Bending stress relaxation of microscale single-crystal copper at room temperature: An in situ SEM study

Abstract

The bending stress relaxation of microscale single-crystal copper was studied by in situ SEM bending experiments to elucidate the time-dependent plasticity involving the effect of the strain gradient and the sample size. Three specimens with varied heights of square cross sections were fabricated using a focused ion beam. Interestingly, an obvious bending plateau was observed in the load-displacement curves. The calculated flow stress on the cross section indicated an inverse relationship between the specimen size and strength. In addition, the proportion of decay stress is approximately 2.7% for the beam with a height of h = 1.82 μm and 13.9% for that of h = 0.94 μm in the bending plateau.

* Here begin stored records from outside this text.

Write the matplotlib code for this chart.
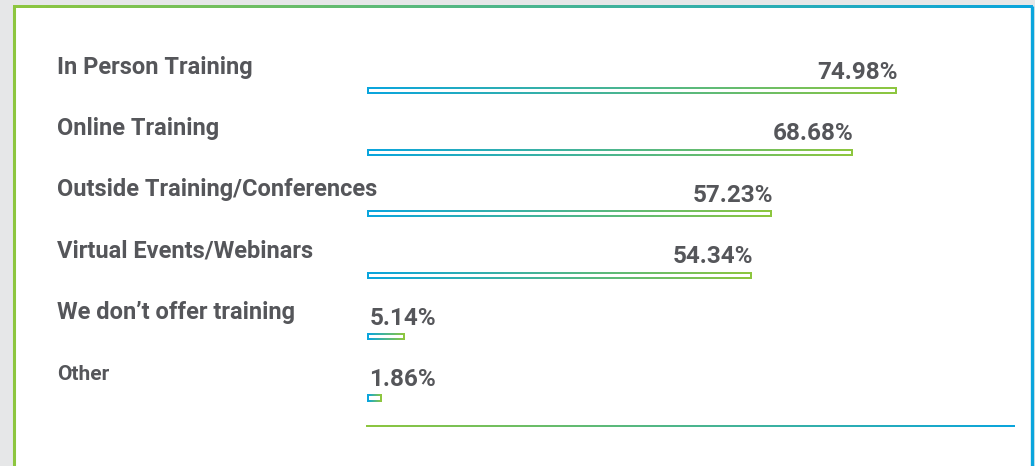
import matplotlib.pyplot as plt
import numpy as np
import matplotlib.transforms as mtransforms
from matplotlib.collections import LineCollection
from matplotlib.colors import LinearSegmentedColormap
from matplotlib.patches import Rectangle

# Dados
categories = ['In Person Training', 'Online Training', 'Outside Training/Conferences',
              'Virtual Events/Webinars', 'We don\u2019t offer training', 'Other']
values = [74.98, 68.68, 57.23, 54.34, 5.14, 1.86]

blue = '#0aa5dd'
green = '#8dc63f'
text_color = '#55565a'
cmap = LinearSegmentedColormap.from_list('bg', [blue, green])

fig = plt.figure(figsize=(10.35, 4.66), dpi=100)
fig.patch.set_facecolor('#e6e7e8')

# moldura (coordenadas em pixels)
bg = fig.add_axes([0, 0, 1, 1])
bg.add_patch(Rectangle((14, 7), 1018, 470, facecolor='white', edgecolor='none', zorder=0))
bg.plot([14, 14], [7, 466], color=green, lw=2.2, solid_capstyle='butt', zorder=3)
bg.plot([1031.5, 1031.5], [6, 466], color=blue, lw=2.4, solid_capstyle='butt', zorder=3)
grad = np.linspace(1, 0, 256)[None, :]
bg.imshow(grad, cmap=cmap, extent=[13, 1033, 8.5, 5.5], aspect='auto', zorder=3)
# linha de base
bg.imshow(grad, cmap=cmap, extent=[366, 1015, 427, 425], aspect='auto', zorder=3)
bg.set_xlim(0, 1035)
bg.set_ylim(466, 0)
bg.axis('off')

# eixo principal
ax = fig.add_axes([366 / 1035, 40 / 466, 649 / 1035, 386 / 466])
ax.patch.set_alpha(0)
y = np.arange(len(categories))
bars = ax.barh(y, values, height=0.082, color='none', edgecolor='none')

for bar in bars:
    x0, y0 = bar.get_x(), bar.get_y()
    w, h = bar.get_width(), bar.get_height()
    xs = np.linspace(x0, x0 + w, 80)
    t = np.linspace(0, 1, 79)
    segs = []
    cols = []
    for yy in (y0, y0 + h):
        for k in range(79):
            segs.append([(xs[k], yy), (xs[k + 1], yy)])
            cols.append(cmap(t[k]))
    ax.add_collection(LineCollection(segs, colors=cols, linewidths=1.44,
                                     capstyle='butt', antialiaseds=False))
    sides = [[(x0, y0), (x0, y0 + h)], [(x0 + w, y0), (x0 + w, y0 + h)]]
    ax.add_collection(LineCollection(sides, colors=[cmap(0.0), cmap(1.0)],
                                     linewidths=1.44, capstyle='projecting',
                                     antialiaseds=False))

for i, v in enumerate(values):
    if v < 10:
        ax.annotate(f'{v:.2f}%', (0, i), xytext=(1, 5), textcoords='offset points',
                    ha='left', va='bottom', fontsize=17.5, fontweight='bold',
                    family='Roboto', color=text_color)
    else:
        ax.annotate(f'{v:.2f}%', (v, i), xytext=(1.5, 5), textcoords='offset points',
                    ha='right', va='bottom', fontsize=17.5, fontweight='bold',
                    family='Roboto', color=text_color)

trans = mtransforms.blended_transform_factory(fig.transFigure, ax.transData)
for i, c in enumerate(categories):
    ax.text(57 / 1035, i - 0.39, c, transform=trans, ha='left', va='center',
            fontsize=15 if c == 'Other' else 17, fontweight='bold',
            family='Roboto', color=text_color)

ax.set_xlim(-0.284, 91.88)
ax.set_ylim(5.456, -0.83)
ax.axis('off')

plt.savefig('out.png', dpi=100, facecolor=fig.get_facecolor())
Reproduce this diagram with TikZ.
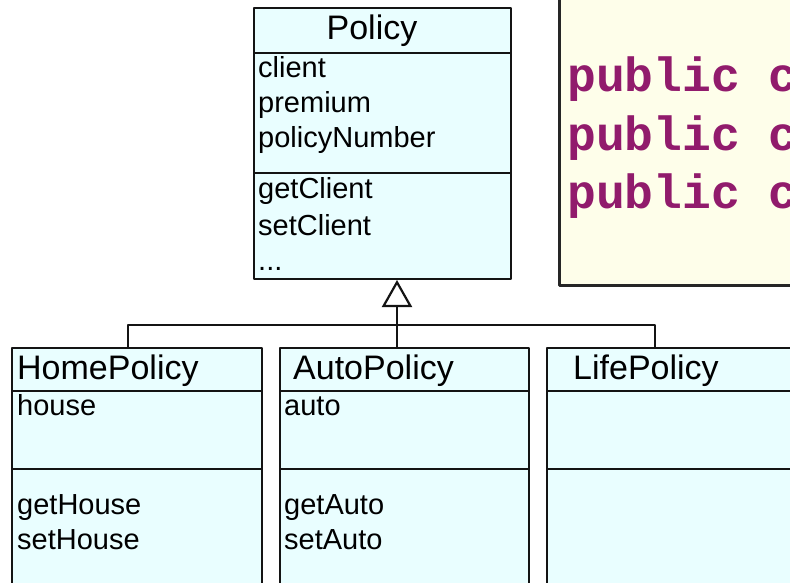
\documentclass[tikz,border=0pt]{standalone}
\usepackage{fontspec}
\setmainfont{Liberation Sans}
\newfontfamily\codefont{Liberation Mono}
\usetikzlibrary{positioning,calc,arrows.meta}

\definecolor{classfill}{HTML}{E9FEFF}
\definecolor{notefill}{HTML}{FEFEEA}
\definecolor{codepurple}{HTML}{911B6C}

\tikzset{
  compartment/.style={draw=black!92, line width=2.8pt, fill=classfill, inner sep=0pt, outer sep=0pt},
  classname/.style={anchor=base west, inner sep=0pt, font=\fontsize{34}{40}\selectfont},
  member/.style={anchor=base west, inner sep=0pt, font=\fontsize{29}{35}\selectfont},
  inherit/.style={line width=2.2pt, draw=black!92},
  codeline/.style={anchor=base west, inner sep=0pt, text=codepurple, font=\codefont\bfseries\fontsize{48}{58}\selectfont}
}

\begin{document}
\begin{tikzpicture}[x=1pt, y=-1pt, line join=round]
  \useasboundingbox (0,0) rectangle (790,583);
  \clip (0,0) rectangle (790,583);

  % Draw the note with the class declarations
  \draw[line width=3pt, draw=black!85, fill=notefill] (559,-10) rectangle (800,285);
  \foreach \i in {1,2,3}
    \node[codeline] (code\i) at (567,{92+58*(\i-1)}) {public c};

  % Draw the Policy base class
  \node[compartment, anchor=north west, minimum width=257pt, minimum height=45pt] (policy-t) at (254,8) {};
  \node[compartment, below=0pt of policy-t, minimum width=257pt, minimum height=120pt] (policy-a) {};
  \node[compartment, below=0pt of policy-a, minimum width=257pt, minimum height=106pt] (policy-o) {};
  \node[classname, anchor=base] (policy-name) at ($(policy-t.north west)+(118,32)$) {Policy};
  \foreach \m [count=\i] in {client,premium,policyNumber}
    \node[member] (policy-a\i) at ($(policy-a.north west)+(4,{25+35*(\i-1)})$) {\m};
  \foreach \m [count=\i] in {getClient,setClient}
    \node[member] (policy-o\i) at ($(policy-o.north west)+(4,{25+37*(\i-1)})$) {\m};
  \node[member] (policy-o3) at ($(policy-o.north west)+(4,97)$) {...};

  % Draw the three subclasses
  \foreach \cls/\x/\w in {home/12/250, auto/280/249, life/547/260} {
    \node[compartment, anchor=north west, minimum width=\w pt, minimum height=43pt] (\cls-t) at (\x,348) {};
    \node[compartment, below=0pt of \cls-t, minimum width=\w pt, minimum height=78pt] (\cls-a) {};
    \node[compartment, below=0pt of \cls-a, minimum width=\w pt, minimum height=160pt] (\cls-o) {};
  }
  \node[classname] (home-name) at ($(home-t.north west)+(5,31)$) {HomePolicy};
  \node[classname] (auto-name) at ($(auto-t.north west)+(13,31)$) {AutoPolicy};
  \node[classname] (life-name) at ($(life-t.north west)+(26,31)$) {LifePolicy};

  % Fields and methods of the subclasses
  \node[member] (home-a1) at ($(home-a.north west)+(5,24)$) {house};
  \node[member] (home-o1) at ($(home-o.north west)+(5,45)$) {getHouse};
  \node[member] (home-o2) at ($(home-o.north west)+(5,80)$) {setHouse};
  \node[member] (auto-a1) at ($(auto-a.north west)+(4,24)$) {auto};
  \node[member] (auto-o1) at ($(auto-o.north west)+(4,45)$) {getAuto};
  \node[member] (auto-o2) at ($(auto-o.north west)+(4,80)$) {setAuto};

  % Generalization connectors
  \coordinate (apex) at (397,280);
  \coordinate (bar) at (397,325);
  \coordinate (home-in) at ($(home-t.north west)+(116,0)$);
  \coordinate (life-in) at ($(life-t.north west)+(108,0)$);
  \draw[inherit, -{Triangle[open, length=27pt, width=30pt, line width=2.2pt]}] (auto-t.north -| apex) -- (apex);
  \draw[inherit] (home-in) |- (bar) -| (life-in);

\end{tikzpicture}
\end{document}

Moreover, during the dwell period, a sudden stress drop occurred, which is ascribed to the strain burst or stress jerky during the deformation of single-crystal metals. Microbending is usually related to a significant increase in geometrically necessary dislocations (GNDs), which is supposed to improve the resistance for further deformation. However, the bending plateau implied perfect plastic flow and an evolving balance in the microstructures. On the other hand, thermal activation theory was employed to interpret the time-dependent plasticity. The apparent activation volume of the dwell periods in the bending plateau suggested that cross slip dominates the inelastic strain rate evolution. Finally, the inelastic strain rate for stress relaxation was derived from the curve of decay stress, and it was inversely proportional to the height of the microbeam, which is in complete contrast with the trend observed in the previous compression tests of micropillars. In current microscale bending specimens, the thinner beam containing fewer initial dislocation sources exhibits a larger creep ductility with the assistance of GNDs.